If you look at the bare Lagrangian its simply taken as an equation valid at some cut-off – we just don’t know the cut-off. You write it in terms of some renormalised parameters by means of counter-terms where the cut-off is explicit ie the counter terms are cut-off dependant. You then shuffle these counter terms around to try to get rid of the cut-off – similar to what I did.

I am not that conversant with the detailed calculations of this method but I think its along the lines of the following based on the example before.

I will be looking at second order equations. First let λr be some function of λ so λ = λr + aλr^2 for some a ie λ = (1 + aλr)λr where aλr is the first order of the counter term in that approach since we are looking only at second order.

You substitute it into your equation to get the renormalised equation with the counter term:

λ’ = λr + (f(K) + C*log Λ^2 + a) λr^2.

Now we want the cut-off term to go away – so we define a = a’ – C*log Λ^2 and get

λ’ = λr + (f(K) + a’)) λr^2.

We then apply what we say λr is to determine a’ – namely λr = λ'(U) so a’ = -f(U).

My reading of the modern way of looking at renormalisation using counter-terms is its along the lines of the above.

Thanks
Bill

9. atyy says:

[QUOTE=”stevendaryl, post: 5105085, member: 372855″]There are a few things that are a little mysterious about it, still. So if you assume that you understand the low-momentum behavior of a system, but that its high-momentum behavior is unknown, it makes sense not to integrate over all momenta. But why is imposing a cut-off the right way to take into account the unknown high-energy behavior?[/QUOTE]

The idea is that below a certain energy, there are “emergent” degrees of freedom that are enough for describing the very low energy behaviour we are interested in. For example, even though the standard model has quarks, for condensed matter physics, we just need electrons, protons and neutrons. The cut-off represents the energy where we will be obliged to consider new degrees of freedom like supersymmetry or strings. If we knew the true degrees of freedom and the Hamiltonian at high energy, we could integrate over the high energies and by an appropriate change of “coordinates” obtain the emergent degrees of freedom and Hamiltonian at the cut-off. However, in practice we do not know the high energy details, so we make a guess about the low energy degrees of freedom and the low energy symmetries (here low means much lower than the high energy, but still much higher than the energy at which we do experiments). So we put in all possible terms into the Hamiltonian with the low energy degrees of freedom that are consistent with any known symmetry. In other words, we must do the integral over the unknown high energy degrees of freedom (as required in the path integral picture), and we attempt to do it by guessing the low energy degrees of freedom and symmetry.

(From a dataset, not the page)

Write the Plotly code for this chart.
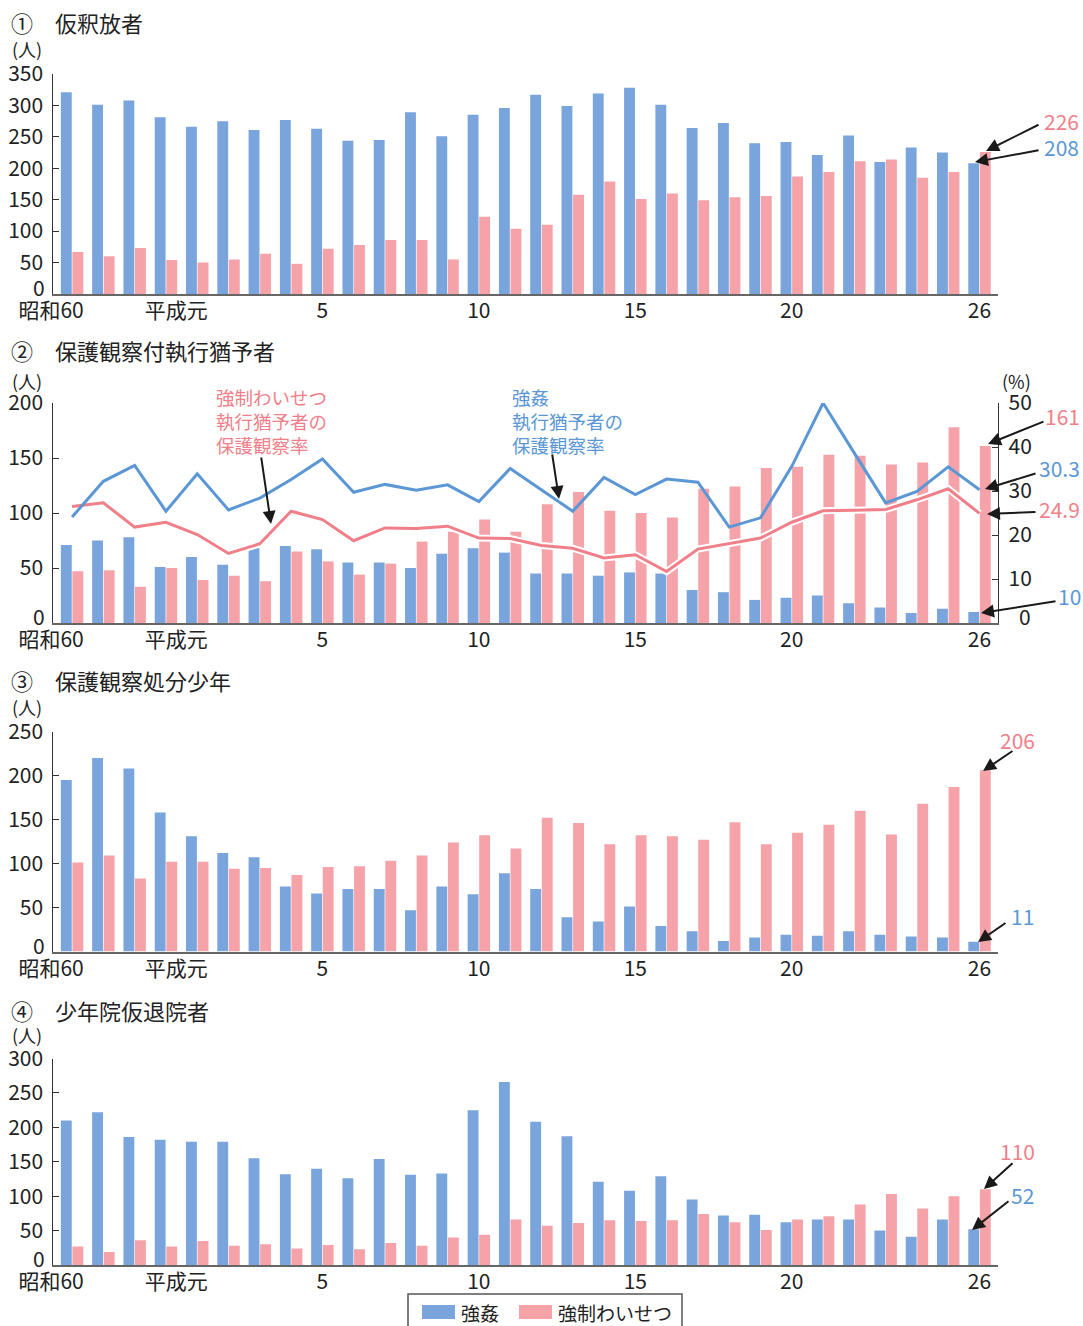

It turns out that even if we use a simple Hamiltonian that is lacking many possible terms, if we have a cut-off that is low enough that we know there are not yet new degrees of freedom, but still much higher than the energy scale we are interested in, then we can show that the low energy effective Hamiltonian will contain all possible terms consistent with the symmetry – these turn out to be the counterterms.

The usual explanation of the counterterms is physically senseless. It is better to think of them as automatically generated by a high cutoff, and a flow to low energy. However, it is incredibly inefficient to start calculations by writing down all possible terms. The counterterm technology is a magically efficient way to get the right answer (like multiplication tables :oldtongue:).

Naturally, our guess about the low energy degrees of freedom may be wrong, and our theory will be falsified by experiment. However, a feature of this way of thinking is that a non-renormalizable theory like QED or gravity, by requiring a cut-off, shows the scale at which new physics must appear. In other words, although experiment can show us new physics way below the cut-off, the theory itself indicates new physics in the absence of experimental disproof.

10. W
wabbit says:

[QUOTE=”bhobba, post: 5104213, member: 366323″]You have to read the reference I gave – its simply the result of calculating the equation.

Very briefly if you have a look at the resulting equation you can simplify it to M(K) = iλ + iλ^2*f(K) + 1/2*λ^2 ∫d^4k 1/k^4 (the integral is from -∞ to ∞) where k is the 4 momentum (its done by breaking the integral into two parts – one for very large k and the other for k less than that). That’s a tricky integral to do but after a lot of mucking about, is i π^2 ∫ 1/k^2 dk^2 where the integral is from 0 to ∞. This is limit Λ→∞ i π^2 log (Λ^2).

But as far as understanding renormalisation is concerned its not germane to it. You can slog through the detail but it wont illuminate anything.

Thanks
Bill[/QUOTE]

Isn’t there another way to look at it ? I am not familiar with renormalization but one argument I recall seeing went (very) roughly along the following lines :

Assume the integral is actually finite, because the “true” integrand is not 1/k^2 but some unknown function phi(k) such that phi(k)~1/k^2 for k not too large (or small, wherever it diverges), and phi(k) is summable (i.e. assume we don’t really know the high energy behavior, but whatever it is must give a finite answer, perhaps because spacetime is quantized or whatever reason).

Then the calculation still holds, there are no infinities but the unknown parts cancel off at low energy. The result is the same but the mysterious infinities have been replaced by unknown finite quantities.

My recollection of that argument is very hazy so I am unsure about it, but does this work (or rather, something similar, presumably after some renormalization of the argument :wink: )?